The exercise - Your task is to repeat all of the data exactly while excluding the pictures.

______________________________

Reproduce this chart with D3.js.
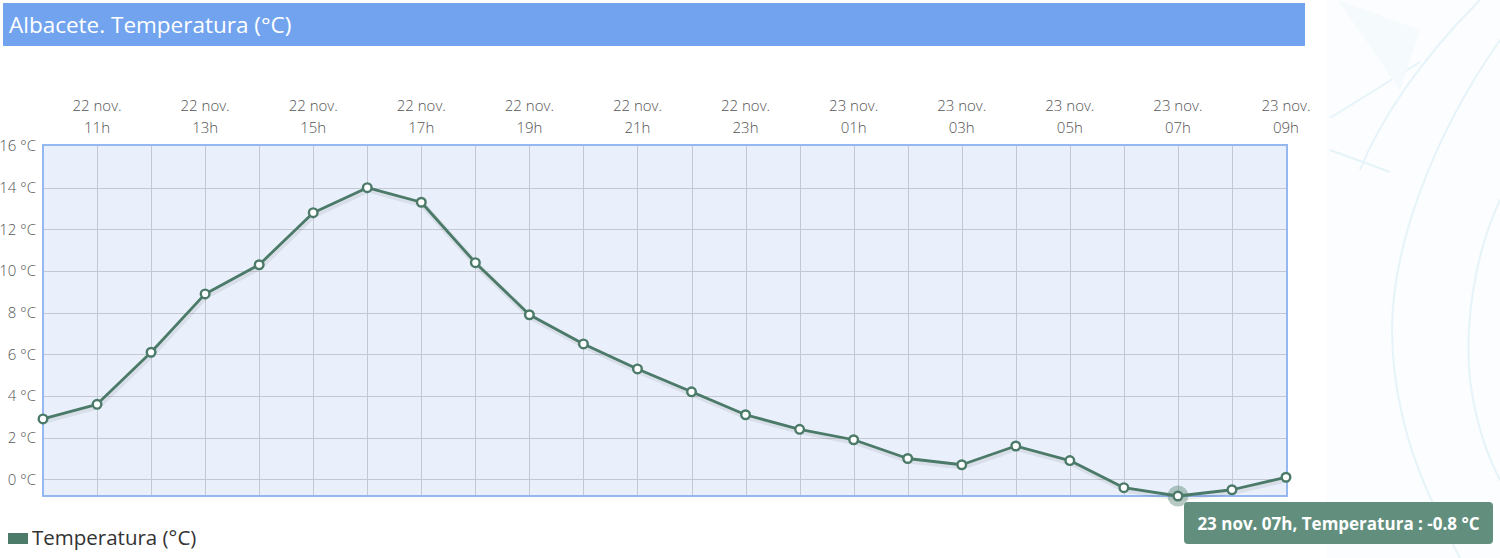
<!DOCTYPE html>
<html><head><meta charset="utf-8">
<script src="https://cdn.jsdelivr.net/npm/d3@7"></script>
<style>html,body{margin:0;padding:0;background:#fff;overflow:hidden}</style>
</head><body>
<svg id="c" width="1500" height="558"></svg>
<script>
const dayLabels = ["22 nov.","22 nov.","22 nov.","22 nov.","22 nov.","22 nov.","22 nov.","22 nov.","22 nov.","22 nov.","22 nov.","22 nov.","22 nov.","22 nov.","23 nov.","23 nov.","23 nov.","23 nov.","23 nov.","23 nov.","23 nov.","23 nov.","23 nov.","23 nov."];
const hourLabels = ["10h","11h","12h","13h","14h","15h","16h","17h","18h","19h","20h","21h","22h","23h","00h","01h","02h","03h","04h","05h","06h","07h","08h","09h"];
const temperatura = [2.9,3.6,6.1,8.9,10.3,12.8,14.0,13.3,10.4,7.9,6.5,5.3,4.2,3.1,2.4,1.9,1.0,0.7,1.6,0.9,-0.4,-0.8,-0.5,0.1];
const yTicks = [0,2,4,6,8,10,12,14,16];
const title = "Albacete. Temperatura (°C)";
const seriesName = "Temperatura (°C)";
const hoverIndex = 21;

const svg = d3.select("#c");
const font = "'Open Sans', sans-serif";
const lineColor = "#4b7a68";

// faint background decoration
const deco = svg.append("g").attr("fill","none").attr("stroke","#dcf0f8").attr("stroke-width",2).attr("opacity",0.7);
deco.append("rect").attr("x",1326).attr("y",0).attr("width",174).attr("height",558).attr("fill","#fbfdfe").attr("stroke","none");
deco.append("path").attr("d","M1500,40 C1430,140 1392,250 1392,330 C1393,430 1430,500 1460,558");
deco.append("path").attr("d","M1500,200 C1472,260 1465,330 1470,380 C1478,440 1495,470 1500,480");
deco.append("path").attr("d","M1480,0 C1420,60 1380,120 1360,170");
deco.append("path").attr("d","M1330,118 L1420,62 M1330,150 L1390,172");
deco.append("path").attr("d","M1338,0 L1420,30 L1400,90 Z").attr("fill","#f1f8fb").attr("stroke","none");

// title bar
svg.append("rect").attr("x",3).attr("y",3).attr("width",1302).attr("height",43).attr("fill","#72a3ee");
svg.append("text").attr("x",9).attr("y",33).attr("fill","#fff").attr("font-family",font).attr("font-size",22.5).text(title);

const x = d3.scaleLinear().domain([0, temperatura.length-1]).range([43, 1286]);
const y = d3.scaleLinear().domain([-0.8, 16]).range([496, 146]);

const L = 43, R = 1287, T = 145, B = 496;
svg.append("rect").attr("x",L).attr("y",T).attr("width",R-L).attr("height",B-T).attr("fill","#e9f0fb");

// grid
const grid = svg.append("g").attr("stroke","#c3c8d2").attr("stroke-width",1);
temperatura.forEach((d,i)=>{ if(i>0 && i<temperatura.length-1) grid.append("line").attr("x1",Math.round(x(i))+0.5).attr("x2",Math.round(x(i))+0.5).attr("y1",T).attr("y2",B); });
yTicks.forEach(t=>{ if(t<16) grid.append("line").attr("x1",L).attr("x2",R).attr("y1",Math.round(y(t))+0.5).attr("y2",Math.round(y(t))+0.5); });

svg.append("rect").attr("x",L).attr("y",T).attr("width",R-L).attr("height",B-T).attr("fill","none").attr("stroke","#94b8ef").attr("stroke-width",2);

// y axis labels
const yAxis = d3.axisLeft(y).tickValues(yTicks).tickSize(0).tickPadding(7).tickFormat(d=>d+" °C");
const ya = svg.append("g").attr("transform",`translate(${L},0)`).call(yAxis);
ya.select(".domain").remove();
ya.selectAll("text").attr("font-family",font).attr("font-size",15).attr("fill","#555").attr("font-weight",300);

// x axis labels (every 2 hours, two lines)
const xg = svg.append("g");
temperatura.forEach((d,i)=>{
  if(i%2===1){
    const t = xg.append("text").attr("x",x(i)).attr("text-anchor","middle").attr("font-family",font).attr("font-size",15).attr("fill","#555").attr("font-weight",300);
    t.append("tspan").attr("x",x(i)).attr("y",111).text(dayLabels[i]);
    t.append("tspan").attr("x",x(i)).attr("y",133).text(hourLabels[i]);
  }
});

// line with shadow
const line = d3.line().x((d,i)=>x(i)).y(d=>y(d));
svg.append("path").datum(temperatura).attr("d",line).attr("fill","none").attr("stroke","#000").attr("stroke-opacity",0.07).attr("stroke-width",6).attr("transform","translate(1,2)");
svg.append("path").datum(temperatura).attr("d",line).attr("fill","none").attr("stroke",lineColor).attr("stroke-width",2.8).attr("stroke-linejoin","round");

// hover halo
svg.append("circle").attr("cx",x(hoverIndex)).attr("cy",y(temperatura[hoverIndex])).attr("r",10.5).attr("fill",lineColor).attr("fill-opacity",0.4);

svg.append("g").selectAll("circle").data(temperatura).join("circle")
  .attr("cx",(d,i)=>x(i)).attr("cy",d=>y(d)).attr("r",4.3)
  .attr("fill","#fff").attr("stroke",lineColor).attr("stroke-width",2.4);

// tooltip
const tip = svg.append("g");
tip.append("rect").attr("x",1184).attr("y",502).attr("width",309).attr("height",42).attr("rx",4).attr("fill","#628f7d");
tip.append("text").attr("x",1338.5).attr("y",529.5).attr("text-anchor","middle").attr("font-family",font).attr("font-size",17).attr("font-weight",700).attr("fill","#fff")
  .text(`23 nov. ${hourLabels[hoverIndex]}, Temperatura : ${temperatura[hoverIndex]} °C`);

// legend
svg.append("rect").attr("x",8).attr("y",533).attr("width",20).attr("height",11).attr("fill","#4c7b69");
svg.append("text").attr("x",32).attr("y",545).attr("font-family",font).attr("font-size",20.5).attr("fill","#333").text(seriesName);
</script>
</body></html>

______________________________

Output below -
Reproduce this chart with D3.js.
<!DOCTYPE html>
<html><head><meta charset="utf-8">
<script src="https://cdn.jsdelivr.net/npm/d3@7"></script>
<style>html,body{margin:0;padding:0;background:#fff;overflow:hidden}</style>
</head><body>
<svg id="c" width="1500" height="558"></svg>
<script>
const dayLabels = ["22 nov.","22 nov.","22 nov.","22 nov.","22 nov.","22 nov.","22 nov.","22 nov.","22 nov.","22 nov.","22 nov.","22 nov.","22 nov.","22 nov.","23 nov.","23 nov.","23 nov.","23 nov.","23 nov.","23 nov.","23 nov.","23 nov.","23 nov.","23 nov."];
const hourLabels = ["10h","11h","12h","13h","14h","15h","16h","17h","18h","19h","20h","21h","22h","23h","00h","01h","02h","03h","04h","05h","06h","07h","08h","09h"];
const temperatura = [2.9,3.6,6.1,8.9,10.3,12.8,14.0,13.3,10.4,7.9,6.5,5.3,4.2,3.1,2.4,1.9,1.0,0.7,1.6,0.9,-0.4,-0.8,-0.5,0.1];
const yTicks = [0,2,4,6,8,10,12,14,16];
const title = "Albacete. Temperatura (°C)";
const seriesName = "Temperatura (°C)";
const hoverIndex = 21;

const svg = d3.select("#c");
const font = "'Open Sans', sans-serif";
const lineColor = "#4b7a68";

// faint background decoration
const deco = svg.append("g").attr("fill","none").attr("stroke","#dcf0f8").attr("stroke-width",2).attr("opacity",0.7);
deco.append("rect").attr("x",1326).attr("y",0).attr("width",174).attr("height",558).attr("fill","#fbfdfe").attr("stroke","none");
deco.append("path").attr("d","M1500,40 C1430,140 1392,250 1392,330 C1393,430 1430,500 1460,558");
deco.append("path").attr("d","M1500,200 C1472,260 1465,330 1470,380 C1478,440 1495,470 1500,480");
deco.append("path").attr("d","M1480,0 C1420,60 1380,120 1360,170");
deco.append("path").attr("d","M1330,118 L1420,62 M1330,150 L1390,172");
deco.append("path").attr("d","M1338,0 L1420,30 L1400,90 Z").attr("fill","#f1f8fb").attr("stroke","none");

// title bar
svg.append("rect").attr("x",3).attr("y",3).attr("width",1302).attr("height",43).attr("fill","#72a3ee");
svg.append("text").attr("x",9).attr("y",33).attr("fill","#fff").attr("font-family",font).attr("font-size",22.5).text(title);

const x = d3.scaleLinear().domain([0, temperatura.length-1]).range([43, 1286]);
const y = d3.scaleLinear().domain([-0.8, 16]).range([496, 146]);

const L = 43, R = 1287, T = 145, B = 496;
svg.append("rect").attr("x",L).attr("y",T).attr("width",R-L).attr("height",B-T).attr("fill","#e9f0fb");

// grid
const grid = svg.append("g").attr("stroke","#c3c8d2").attr("stroke-width",1);
temperatura.forEach((d,i)=>{ if(i>0 && i<temperatura.length-1) grid.append("line").attr("x1",Math.round(x(i))+0.5).attr("x2",Math.round(x(i))+0.5).attr("y1",T).attr("y2",B); });
yTicks.forEach(t=>{ if(t<16) grid.append("line").attr("x1",L).attr("x2",R).attr("y1",Math.round(y(t))+0.5).attr("y2",Math.round(y(t))+0.5); });

svg.append("rect").attr("x",L).attr("y",T).attr("width",R-L).attr("height",B-T).attr("fill","none").attr("stroke","#94b8ef").attr("stroke-width",2);

// y axis labels
const yAxis = d3.axisLeft(y).tickValues(yTicks).tickSize(0).tickPadding(7).tickFormat(d=>d+" °C");
const ya = svg.append("g").attr("transform",`translate(${L},0)`).call(yAxis);
ya.select(".domain").remove();
ya.selectAll("text").attr("font-family",font).attr("font-size",15).attr("fill","#555").attr("font-weight",300);

// x axis labels (every 2 hours, two lines)
const xg = svg.append("g");
temperatura.forEach((d,i)=>{
  if(i%2===1){
    const t = xg.append("text").attr("x",x(i)).attr("text-anchor","middle").attr("font-family",font).attr("font-size",15).attr("fill","#555").attr("font-weight",300);
    t.append("tspan").attr("x",x(i)).attr("y",111).text(dayLabels[i]);
    t.append("tspan").attr("x",x(i)).attr("y",133).text(hourLabels[i]);
  }
});

// line with shadow
const line = d3.line().x((d,i)=>x(i)).y(d=>y(d));
svg.append("path").datum(temperatura).attr("d",line).attr("fill","none").attr("stroke","#000").attr("stroke-opacity",0.07).attr("stroke-width",6).attr("transform","translate(1,2)");
svg.append("path").datum(temperatura).attr("d",line).attr("fill","none").attr("stroke",lineColor).attr("stroke-width",2.8).attr("stroke-linejoin","round");

// hover halo
svg.append("circle").attr("cx",x(hoverIndex)).attr("cy",y(temperatura[hoverIndex])).attr("r",10.5).attr("fill",lineColor).attr("fill-opacity",0.4);

svg.append("g").selectAll("circle").data(temperatura).join("circle")
  .attr("cx",(d,i)=>x(i)).attr("cy",d=>y(d)).attr("r",4.3)
  .attr("fill","#fff").attr("stroke",lineColor).attr("stroke-width",2.4);

// tooltip
const tip = svg.append("g");
tip.append("rect").attr("x",1184).attr("y",502).attr("width",309).attr("height",42).attr("rx",4).attr("fill","#628f7d");
tip.append("text").attr("x",1338.5).attr("y",529.5).attr("text-anchor","middle").attr("font-family",font).attr("font-size",17).attr("font-weight",700).attr("fill","#fff")
  .text(`23 nov. ${hourLabels[hoverIndex]}, Temperatura : ${temperatura[hoverIndex]} °C`);

// legend
svg.append("rect").attr("x",8).attr("y",533).attr("width",20).attr("height",11).attr("fill","#4c7b69");
svg.append("text").attr("x",32).attr("y",545).attr("font-family",font).attr("font-size",20.5).attr("fill","#333").text(seriesName);
</script>
</body></html>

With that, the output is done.